**SHORT TASK**
From the listing below, select every line where the word "that" appears.

## START SUPPLIED INFORMATION

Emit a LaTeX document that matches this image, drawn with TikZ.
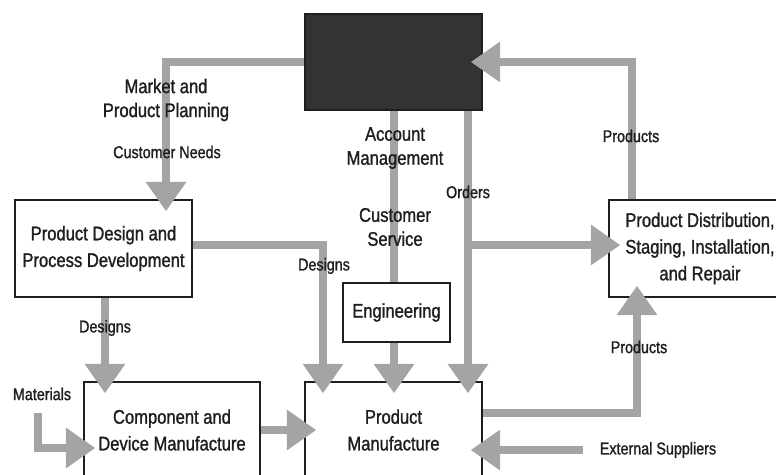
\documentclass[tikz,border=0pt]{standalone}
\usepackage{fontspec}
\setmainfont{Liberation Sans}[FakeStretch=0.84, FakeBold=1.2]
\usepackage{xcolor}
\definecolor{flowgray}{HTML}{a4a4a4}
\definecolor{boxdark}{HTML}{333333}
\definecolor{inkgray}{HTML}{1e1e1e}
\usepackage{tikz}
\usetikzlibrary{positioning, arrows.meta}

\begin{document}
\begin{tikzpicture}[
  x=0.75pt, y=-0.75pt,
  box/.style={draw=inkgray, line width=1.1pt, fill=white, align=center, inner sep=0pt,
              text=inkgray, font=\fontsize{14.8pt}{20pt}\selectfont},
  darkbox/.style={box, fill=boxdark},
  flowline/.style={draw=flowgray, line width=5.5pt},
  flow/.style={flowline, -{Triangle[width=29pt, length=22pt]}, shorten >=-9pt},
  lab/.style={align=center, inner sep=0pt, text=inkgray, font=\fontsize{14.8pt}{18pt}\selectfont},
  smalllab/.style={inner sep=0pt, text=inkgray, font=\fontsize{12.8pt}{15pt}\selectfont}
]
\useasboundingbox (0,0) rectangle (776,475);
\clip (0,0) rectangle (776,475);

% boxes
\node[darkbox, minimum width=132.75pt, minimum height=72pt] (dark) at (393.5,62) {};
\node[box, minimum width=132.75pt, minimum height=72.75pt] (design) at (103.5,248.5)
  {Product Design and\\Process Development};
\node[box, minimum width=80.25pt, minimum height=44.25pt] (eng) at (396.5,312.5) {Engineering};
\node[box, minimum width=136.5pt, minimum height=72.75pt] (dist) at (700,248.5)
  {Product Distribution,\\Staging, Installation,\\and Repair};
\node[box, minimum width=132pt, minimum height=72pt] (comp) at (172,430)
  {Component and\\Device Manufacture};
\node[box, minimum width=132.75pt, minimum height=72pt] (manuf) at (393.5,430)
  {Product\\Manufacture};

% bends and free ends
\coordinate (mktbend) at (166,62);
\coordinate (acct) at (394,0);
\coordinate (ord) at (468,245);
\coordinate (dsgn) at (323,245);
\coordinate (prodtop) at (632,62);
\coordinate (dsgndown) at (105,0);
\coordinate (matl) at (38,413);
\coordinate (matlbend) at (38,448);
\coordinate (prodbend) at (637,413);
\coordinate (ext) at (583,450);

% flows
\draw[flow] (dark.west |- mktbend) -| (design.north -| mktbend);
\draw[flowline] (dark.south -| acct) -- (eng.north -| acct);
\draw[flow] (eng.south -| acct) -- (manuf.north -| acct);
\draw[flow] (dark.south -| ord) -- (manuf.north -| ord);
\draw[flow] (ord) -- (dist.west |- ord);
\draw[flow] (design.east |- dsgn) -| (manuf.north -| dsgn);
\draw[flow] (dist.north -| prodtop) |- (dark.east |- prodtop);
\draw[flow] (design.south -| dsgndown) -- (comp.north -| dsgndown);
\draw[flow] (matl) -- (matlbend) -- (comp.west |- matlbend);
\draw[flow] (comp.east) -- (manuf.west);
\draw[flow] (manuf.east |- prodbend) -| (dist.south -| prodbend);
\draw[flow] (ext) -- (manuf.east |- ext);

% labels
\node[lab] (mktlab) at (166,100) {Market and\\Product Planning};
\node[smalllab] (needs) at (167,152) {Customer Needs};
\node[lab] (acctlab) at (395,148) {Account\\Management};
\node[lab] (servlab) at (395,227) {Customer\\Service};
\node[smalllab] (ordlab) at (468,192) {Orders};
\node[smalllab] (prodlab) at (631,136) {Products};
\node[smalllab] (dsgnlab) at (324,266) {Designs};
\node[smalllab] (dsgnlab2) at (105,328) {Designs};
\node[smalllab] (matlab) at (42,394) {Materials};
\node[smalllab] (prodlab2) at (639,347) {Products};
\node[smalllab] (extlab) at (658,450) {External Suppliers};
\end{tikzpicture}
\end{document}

## END SUPPLIED INFORMATION
## START SUPPLIED INFORMATION

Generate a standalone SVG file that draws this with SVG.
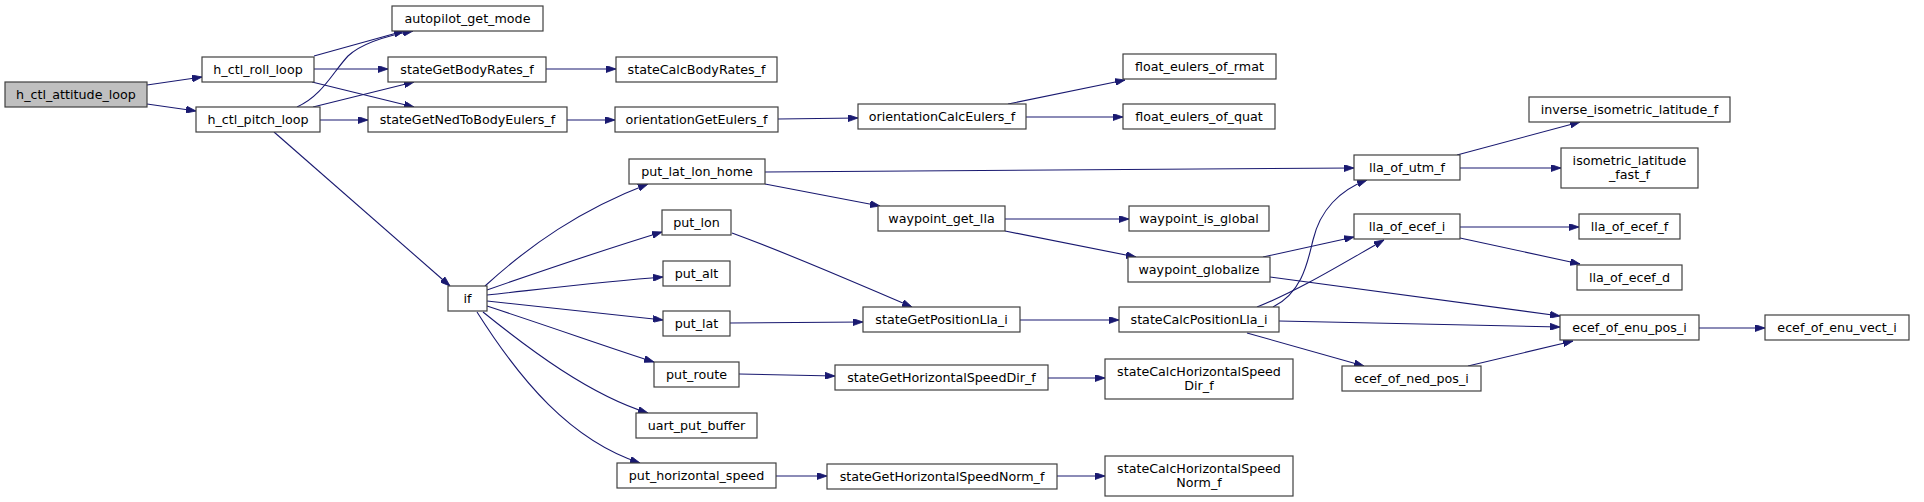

## END SUPPLIED INFORMATION

**COMPLETED EXERCISE**
Emit a LaTeX document that matches this image, drawn with TikZ.
Generate a standalone SVG file that draws this with SVG.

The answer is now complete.